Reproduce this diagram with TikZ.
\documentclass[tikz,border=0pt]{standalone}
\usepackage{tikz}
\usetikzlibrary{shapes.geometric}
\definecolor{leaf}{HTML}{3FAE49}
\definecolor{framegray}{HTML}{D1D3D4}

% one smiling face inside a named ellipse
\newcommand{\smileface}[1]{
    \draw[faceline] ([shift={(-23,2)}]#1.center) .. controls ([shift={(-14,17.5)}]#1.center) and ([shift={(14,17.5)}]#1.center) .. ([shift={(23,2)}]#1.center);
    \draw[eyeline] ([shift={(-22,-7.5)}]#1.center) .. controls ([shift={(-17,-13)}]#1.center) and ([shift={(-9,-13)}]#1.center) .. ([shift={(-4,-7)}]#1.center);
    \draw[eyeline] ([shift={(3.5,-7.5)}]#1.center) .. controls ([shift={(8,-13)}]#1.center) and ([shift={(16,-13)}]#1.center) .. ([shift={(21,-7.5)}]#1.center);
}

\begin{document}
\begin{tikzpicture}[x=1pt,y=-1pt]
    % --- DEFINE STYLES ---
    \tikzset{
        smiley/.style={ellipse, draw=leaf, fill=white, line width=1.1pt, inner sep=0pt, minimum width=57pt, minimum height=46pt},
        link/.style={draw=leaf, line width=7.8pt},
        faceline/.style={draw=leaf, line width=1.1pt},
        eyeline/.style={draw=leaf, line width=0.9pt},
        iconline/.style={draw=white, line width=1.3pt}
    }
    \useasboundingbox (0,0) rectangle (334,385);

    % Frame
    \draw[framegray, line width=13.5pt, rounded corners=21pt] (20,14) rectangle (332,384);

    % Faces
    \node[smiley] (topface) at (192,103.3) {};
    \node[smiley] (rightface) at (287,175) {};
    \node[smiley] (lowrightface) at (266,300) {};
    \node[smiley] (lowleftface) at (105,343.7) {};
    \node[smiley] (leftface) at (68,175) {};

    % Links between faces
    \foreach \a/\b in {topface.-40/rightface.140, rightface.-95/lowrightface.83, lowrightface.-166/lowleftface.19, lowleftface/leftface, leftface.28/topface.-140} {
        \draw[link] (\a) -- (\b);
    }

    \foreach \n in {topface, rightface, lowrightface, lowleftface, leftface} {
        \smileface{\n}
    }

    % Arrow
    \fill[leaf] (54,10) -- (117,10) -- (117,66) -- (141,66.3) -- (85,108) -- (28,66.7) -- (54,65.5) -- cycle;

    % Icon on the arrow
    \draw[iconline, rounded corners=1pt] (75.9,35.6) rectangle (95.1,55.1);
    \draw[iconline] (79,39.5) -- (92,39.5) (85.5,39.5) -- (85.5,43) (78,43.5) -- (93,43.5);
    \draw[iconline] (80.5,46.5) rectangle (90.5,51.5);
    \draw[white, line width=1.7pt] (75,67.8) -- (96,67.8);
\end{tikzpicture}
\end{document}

--------------------------------------------------

- **Exercise**
Retype the whole listing, matching it exactly.

- **Reply to the exercise**
Reproduce this diagram with TikZ.
\documentclass[tikz,border=0pt]{standalone}
\usepackage{tikz}
\usetikzlibrary{shapes.geometric}
\definecolor{leaf}{HTML}{3FAE49}
\definecolor{framegray}{HTML}{D1D3D4}

% one smiling face inside a named ellipse
\newcommand{\smileface}[1]{
    \draw[faceline] ([shift={(-23,2)}]#1.center) .. controls ([shift={(-14,17.5)}]#1.center) and ([shift={(14,17.5)}]#1.center) .. ([shift={(23,2)}]#1.center);
    \draw[eyeline] ([shift={(-22,-7.5)}]#1.center) .. controls ([shift={(-17,-13)}]#1.center) and ([shift={(-9,-13)}]#1.center) .. ([shift={(-4,-7)}]#1.center);
    \draw[eyeline] ([shift={(3.5,-7.5)}]#1.center) .. controls ([shift={(8,-13)}]#1.center) and ([shift={(16,-13)}]#1.center) .. ([shift={(21,-7.5)}]#1.center);
}

\begin{document}
\begin{tikzpicture}[x=1pt,y=-1pt]
    % --- DEFINE STYLES ---
    \tikzset{
        smiley/.style={ellipse, draw=leaf, fill=white, line width=1.1pt, inner sep=0pt, minimum width=57pt, minimum height=46pt},
        link/.style={draw=leaf, line width=7.8pt},
        faceline/.style={draw=leaf, line width=1.1pt},
        eyeline/.style={draw=leaf, line width=0.9pt},
        iconline/.style={draw=white, line width=1.3pt}
    }
    \useasboundingbox (0,0) rectangle (334,385);

    % Frame
    \draw[framegray, line width=13.5pt, rounded corners=21pt] (20,14) rectangle (332,384);

    % Faces
    \node[smiley] (topface) at (192,103.3) {};
    \node[smiley] (rightface) at (287,175) {};
    \node[smiley] (lowrightface) at (266,300) {};
    \node[smiley] (lowleftface) at (105,343.7) {};
    \node[smiley] (leftface) at (68,175) {};

    % Links between faces
    \foreach \a/\b in {topface.-40/rightface.140, rightface.-95/lowrightface.83, lowrightface.-166/lowleftface.19, lowleftface/leftface, leftface.28/topface.-140} {
        \draw[link] (\a) -- (\b);
    }

    \foreach \n in {topface, rightface, lowrightface, lowleftface, leftface} {
        \smileface{\n}
    }

    % Arrow
    \fill[leaf] (54,10) -- (117,10) -- (117,66) -- (141,66.3) -- (85,108) -- (28,66.7) -- (54,65.5) -- cycle;

    % Icon on the arrow
    \draw[iconline, rounded corners=1pt] (75.9,35.6) rectangle (95.1,55.1);
    \draw[iconline] (79,39.5) -- (92,39.5) (85.5,39.5) -- (85.5,43) (78,43.5) -- (93,43.5);
    \draw[iconline] (80.5,46.5) rectangle (90.5,51.5);
    \draw[white, line width=1.7pt] (75,67.8) -- (96,67.8);
\end{tikzpicture}
\end{document}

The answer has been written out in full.